In June 2013, however, Morsi was removed by the military, led by defense minister and army chief Abdel Fattah al-Sisi, who soon assumed de facto presidential duties (and would be elected to the presidency the next year). The post-coup environment saw the courts show new leniency to Mubarak, and to his sons and cronies also facing a variety of charges over protesters’ deaths and corruption. In January 2013, an appeals court ordered a retrial for Mubarak and dropped the charges the next year. An appeal of that decision led to a final retrial in the country’s highest court, and Mubarak was acquitted earlier this month, paving the way for Friday’s release.
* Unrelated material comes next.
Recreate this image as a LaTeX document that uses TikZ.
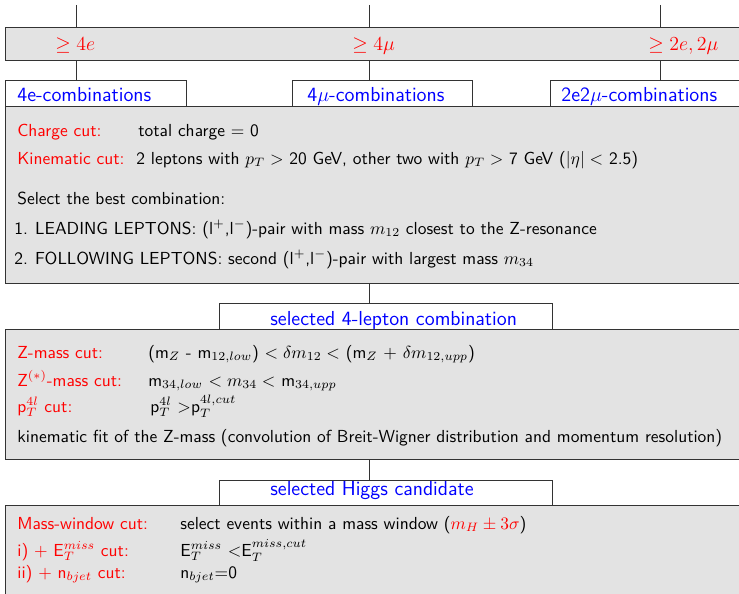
\documentclass[tikz,border=0pt]{standalone}
\usepackage{fontspec}
\begin{document}
\begin{tikzpicture}[x=1pt,y=1pt,
  txt/.style={anchor=base west, inner sep=0pt, font=\sffamily\fontsize{10}{12}\selectfont, scale=1.743, transform shape},
  cut/.style={txt, text=red},
  lbl/.style={anchor=base west, inner sep=0pt, text=blue, font=\sffamily\fontsize{12}{14}\selectfont, scale=1.69, transform shape},
  chn/.style={anchor=base west, inner sep=0pt, text=red, font=\fontsize{12}{14}\selectfont, scale=1.66, transform shape},
  graybox/.style={draw=black!80, line width=0.8pt, fill=black!11, anchor=north west, inner sep=0pt},
  whitebox/.style={draw=black!80, line width=0.8pt, fill=white, anchor=north west, inner sep=0pt},
  link/.style={draw=black!80, line width=0.8pt}]
\useasboundingbox (0,0) rectangle (739,-594);
\clip (0,0) rectangle (739,-594);

% channel bar and combination labels
\node[graybox, minimum width=760pt, minimum height=33pt] (chan) at (5,-27) {};
\node[whitebox, minimum width=181pt, minimum height=26pt] (b4e) at (5,-80) {};
\node[whitebox, minimum width=180pt, minimum height=26pt] (b4m) at (292,-80) {};
\node[whitebox, minimum width=200pt, minimum height=26pt] (b2e2m) at (550,-80) {};

% selection stages
\node[graybox, minimum width=760pt, minimum height=177pt] (comb) at (5,-106) {};
\node[whitebox, minimum width=333pt, minimum height=26pt] (sel4l) at (219,-303) {};
\node[graybox, minimum width=760pt, minimum height=130pt] (zcuts) at (5,-329) {};
\node[whitebox, minimum width=333pt, minimum height=25pt] (selH) at (219,-480) {};
\node[graybox, minimum width=760pt, minimum height=120pt] (hcuts) at (5,-505) {};

% connectors
\coordinate (ta) at (76,-5);
\coordinate (tb) at (369,-5);
\coordinate (tc) at (660,-5);
\draw[link] (ta) -- (ta |- chan.north);
\draw[link] (tb) -- (tb |- chan.north);
\draw[link] (tc) -- (tc |- chan.north);
\draw[link] (ta |- chan.south) -- (ta |- b4e.north);
\draw[link] (tb |- chan.south) -- (tb |- b4m.north);
\draw[link] (tc |- chan.south) -- (tc |- b2e2m.north);
\draw[link] (tb |- comb.south) -- (tb |- sel4l.north);
\draw[link] (tb |- zcuts.south) -- (tb |- selH.north);

% channel texts
\node[chn] (c4e) at (55,-51) {$\geq 4e$};
\node[chn] (c4m) at (352,-51) {$\geq 4\mu$};
\node[chn] (c2e2m) at (648,-51) {$\geq 2e, 2\mu$};

% label texts
\node[lbl] (l4e) at (17,-102) {4e-combinations};
\node[lbl] (l4m) at (307,-102) {4$\mu$-combinations};
\node[lbl] (l2e2m) at (561,-102) {2e2$\mu$-combinations};
\node[lbl] (lsel4l) at (270,-325) {selected 4-lepton combination};
\node[lbl] (lselH) at (270,-495) {selected Higgs candidate};

% combination cuts
\node[cut] (k1) at (17,-136) {Charge cut:};
\node[txt] (v1) at (138,-136) {total charge $=$ 0};
\node[cut] (k2) at (17,-164) {Kinematic cut:};
\node[txt] (v2) at (136,-164) {2 leptons with $p_T >$ 20 GeV, other two with $p_T >$ 7 GeV ($|\eta| <$ 2.5)};
\node[txt] (s1) at (17,-204) {Select the best combination:};
\node[txt] (s2) at (14,-234) {1.\hspace{0.42em}LEADING LEPTONS: (l$^+$,l$^-$)-pair with mass $m_{12}$ closest to the Z-resonance};
\node[txt] (s3) at (14,-264) {2.\hspace{0.42em}FOLLOWING LEPTONS: second (l$^+$,l$^-$)-pair with largest mass $m_{34}$};

% Z-mass cuts
\node[cut] (k3) at (17,-358) {Z-mass cut:};
\node[txt] (v3) at (148,-358) {(m$_Z$ - m$_{12,low}$) $< \delta m_{12} <$ (m$_Z$ $+$ $\delta m_{12,upp}$)};
\node[cut] (k4) at (17,-386) {Z$^{(*)}$-mass cut:};
\node[txt] (v4) at (148,-386) {m$_{34,low}$ $< m_{34} <$ m$_{34,upp}$};
\node[cut] (k5) at (17,-412) {p$_T^{4l}$ cut:};
\node[txt] (v5) at (150,-412) {p$_T^{4l}$ $>$p$_T^{4l,cut}$};
\node[txt] (s4) at (17,-442) {kinematic fit of the Z-mass (convolution of Breit-Wigner distribution and momentum resolution)};

% Higgs candidate cuts
\node[cut] (k6) at (17,-529) {Mass-window cut:};
\node[txt] (v6) at (180,-529) {select events within a mass window (\textcolor{red}{$m_H \pm 3\sigma$})};
\node[cut] (k7) at (17,-556) {i) $+$ E$_T^{miss}$ cut:};
\node[txt] (v7) at (180,-556) {E$_T^{miss}$ $<$E$_T^{miss,cut}$};
\node[cut] (k8) at (17,-578) {ii) $+$ n$_{bjet}$ cut:};
\node[txt] (v8) at (180,-578) {n$_{bjet}$=0};
\end{tikzpicture}
\end{document}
At virtually the same time that Mubarak was freed, a bomb went off in the same upscale suburb where he had been held, killing a man and injuring his family. The circumstances remain unclear – it could be an expression of outrage at the release or merely a criminal act – but it nonetheless served as a reminder of the country’s dire security situation. The bomb comes just two days after ten soldiers were killed in the Sinai Peninsula, where militants led by a group loyal to the Islamic State waged nearly 700 attacks last year, killing and wounding as many as 1,000 security personnel. Late last year, Islamic State claimed an attack on Cairo’s Coptic Cathedral that killed 29 people – the first time the iconic edifice had been bombed. To Egyptians, the current government’s assurances that the terror threat is under control increasingly ring hollow.

The economy is likewise in crisis, facing 30-percent inflation – the worst in a decade – and soaring prices. Terrorism is keeping tourism away, and the government seems keener on flashy megaprojects than the less glamorous work of sound economic policy. The jury is still out on whether a $12-billion IMF loan agreed in November can meaningfully ease the pain.

Finally, Egypt’s rights record remains grim, with tens of thousands of government opponents imprisoned, and tight restrictions on protests and NGOs. One of the country’s most prominent activists has described state repression as the worst it has been in decades.

Against that bleak landscape, many Egyptians cannot be bothered to pay much attention to the release of the man whose ouster they had hoped would set Egypt straight. If anything, in recent years a distinct feeling of nostalgia for the ex-president has set in. With so little in their country now going as they had hoped, Egyptians are inevitably asking themselves that most difficult question: Was it all worth it?